Pengamat Militer Tak Setuju Proyek Satelit Kemhan Disebut Korupsi

Pengamat militer Connie Rahakundini Bakrie. (Net/rmolsumsel.id)
Pengamat militer Connie Rahakundini Bakrie. (Net/rmolsumsel.id)

Pengamat militer, Connie Rahakundini Bakrie tidak setuju soal proyek satelit pada Kementerian Pertahanan tahun 2015-2016 disebut-sebut terindikasi kasus korupsi.


Hal itu menyikapi pernyataan Menteri Koordinator Bidang Politik Hukum dan Keamanan (Menko Polhukam) Mahfud MD mengenai adanya dugaan pelanggaran yang mengakibatkan kerugian negara pada proyek satelit Kementerian Pertahanan tersebut. Bahkan pernyataan itu terkesan menyalahkan pejabat Kemhan pada saat itu.

Terkait hal ini, menurut pengamat militer, pejabat negara Indonesia selalu melihat suatu masalah hanya dari kacamata administrasi anggaran, namun mengabaikan aspek yang bisa menjadi pemicu. Karena menurut Connie, korupsi harus dipandang sebagai suatu tindakan untuk memperkaya diri atau orang lain.

“Apakah kasus satelit dengan cerita panjang perjuangannya ini bisa dikategorikan (korupsi) seperti itu? Ini yang menjadi perdebatan dan perlu pembuktian dan bukan itu harusnya urgensi konsentrasi negara saat ini,” kata Connie saat dihubungi Kantor Berita Politik RMOL, Selasa malam (18/1).

“Saya merasa statement pak Mahfud itu seakan statement mencari kambing hitam. (harusnya) Mesti tahu sejarahnya dulu,” sambung Connie.

Menurut Connie, proyek satelit Kemhan ini merupakan bagian dari proyek strategis nasional lantaran menyangkut kepentingan nasional. Connie mengungkapkan, pada tahun 2015 ketika Jokowi baru menjalani satu tahun pemerintahannya memang mewacanakan untuk membuat tol langit usai mewacanakan Indonesia menjadi poros maritim.

“Saya ingat betul, pada saat pak Jokowi bilang tol langit popularitasnya naik 4 persen. Jadi saya mau katakan, ini adalah keputusan presiden dan terkait dengan kepentingan nasional, jadi juga bukan semata keputusan presiden,” terang Connie.

Lalu Connie kemudian mengulas soal perjalanan proyek satelit ini hingga akhirnya Kemhan memilih kontrak dengan Avanti Communications Grup dan Navayo.

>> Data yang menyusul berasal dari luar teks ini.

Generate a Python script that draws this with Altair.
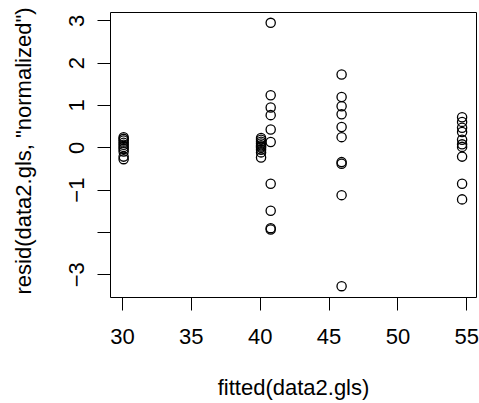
import altair as alt
import pandas as pd

# fitted values (group positions) and normalized residuals
fit_30 = 30.12
res_30 = [0.24, 0.20, 0.16, 0.11, 0.06, 0.01, -0.04, -0.10, -0.22, -0.28]
fit_40 = 40.1
res_40 = [0.22, 0.18, 0.13, 0.09, 0.05, 0.02, -0.01, -0.06, -0.12, -0.24]
fit_41 = 40.8
res_41 = [2.94, 1.23, 0.94, 0.76, 0.42, 0.125, -0.86, -1.50, -1.91, -1.94]
fit_46 = 45.95
res_46 = [1.72, 1.19, 0.97, 0.78, 0.48, 0.24, -0.35, -0.39, -1.13, -3.28]
fit_55 = 54.7
res_55 = [0.71, 0.60, 0.46, 0.36, 0.18, 0.07, 0.01, -0.22, -0.86, -1.23]

x_ticks = [30, 35, 40, 45, 50, 55]
y_ticks = [-3, -2, -1, 0, 1, 2, 3]

rows = []
for f, rs in [(fit_30, res_30), (fit_40, res_40), (fit_41, res_41),
              (fit_46, res_46), (fit_55, res_55)]:
    for r in rs:
        rows.append({"fitted": f, "resid": r})
df = pd.DataFrame(rows)

FONT = "Liberation Sans"
W, H = 366, 285

chart = alt.Chart(df).mark_point(
    shape="circle", filled=False, stroke="black", strokeWidth=1.3, size=85, opacity=1
).encode(
    x=alt.X("fitted:Q",
            scale=alt.Scale(domain=[29.13, 55.71], nice=False, zero=False),
            axis=alt.Axis(values=x_ticks, title="fitted(data2.gls)", grid=False,
                          domain=False, tickSize=13, tickColor="black", tickWidth=1,
                          labelPadding=16, labelFontSize=22, labelFont=FONT,
                          labelColor="black", labelFlush=False,
                          titleFontSize=22, titleFont=FONT, titleFontWeight="normal",
                          titleColor="black", titleX=W / 2, titleY=80,
                          titleAlign="center", titleBaseline="top")),
    y=alt.Y("resid:Q",
            scale=alt.Scale(domain=[-3.536, 3.196], nice=False, zero=False),
            axis=alt.Axis(values=y_ticks, title='resid(data2.gls, "normalized")',
                          grid=False, domain=False, tickSize=13, tickColor="black",
                          tickWidth=1, labelAngle=-90, labelAlign="center",
                          labelBaseline="alphabetic", labelPadding=14,
                          labelFontSize=22, labelFont=FONT, labelColor="black",
                          labelFlush=False, labelOverlap=False,
                          labelExpr="datum.value == -2 ? '' : (datum.value < 0 ? '\u2212' + abs(datum.value) : '' + datum.value)",
                          titleFontSize=22, titleFont=FONT, titleFontWeight="normal",
                          titleColor="black", titleAngle=-90, titleX=-80,
                          titleY=H / 2 - 4, titleAlign="center",
                          titleBaseline="alphabetic")),
).properties(
    width=W, height=H,
    autosize=alt.AutoSizeParams(type="none"),
    padding={"left": 110, "top": 12, "right": 3, "bottom": 106},
    background="white",
).configure_view(stroke="black", strokeWidth=1)

chart.save("out.html", embed_options={"renderer": "svg", "actions": False})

“Disini ada dua hal, ada satelit sewa, ada satelit beli. Pertanyaannya, kenapa musti sewa dari Avanti, karena itu hal gak boleh kosong lama-lama. Membeli atau membuat satelit baru itu memakan waktu 36 bulan. Maka masuklah Avanti, untuk mengisi orbit itu sementara. Karena Menhan diperintahkan Presiden dalam sidang kabinet untuk menyelamatkannya,” jelas Connie.

Namun karena belum ada anggaran dan terjadi kekosongan kontrak tersebut bermasalah dan digugat pada pengadilan arbitrase. Pada pengadilan Arbitrase di Inggris diputuskan Kemhan harus membayar uang senilai Rp515 miliar kepada Avanti. Sedangkan, pada 22 Mei 2021 pengadilan Arbitrase Singapura mengabulkan gugatan Navayo. Di mana Indonesia diwajibkan membayar uang sebesar USD20,9 juta atau setara Rp314 miliar.

Namun yang Connie sayangkan, pernyataan Mahfud MD soal adanya denda yang disebut berpotensi merugikan negara ini seolah ingin mengatakan bahwa pejabat Kemhan melakukan korupsi. Padahal, ungkap dia, jika satu negara telah dibawa ke pengadilan arbitrase maka telah menjadi perhatian dunia, terlebih jika telah diputuskan denda namun tidak membayarkannya.

Menurut Connie, jika negara telah dibawa ke Mahkamah Internasional atau diajukan ke arbitrase, maka dapat dipastikan bakal memakan biaya. Mulai dari menyewa konsultan hukum guna menghadapi lawyer internasional yang menjadi lawan Indonesia. Ditambah, denda USD2.500 per hari jika telat membayarkan denda yang telah diputuskan.

“Negara kalau sampai dibawa ke mahkamah internasional atau diarbitrase-kan, malunya setengah mati. Jika tidak dilakukan (bayar denda) akan mempermalukan Indonesia di mata dunia internasional dan diragukan oleh ITU (International Telecommunication Union),” pungkas Connie.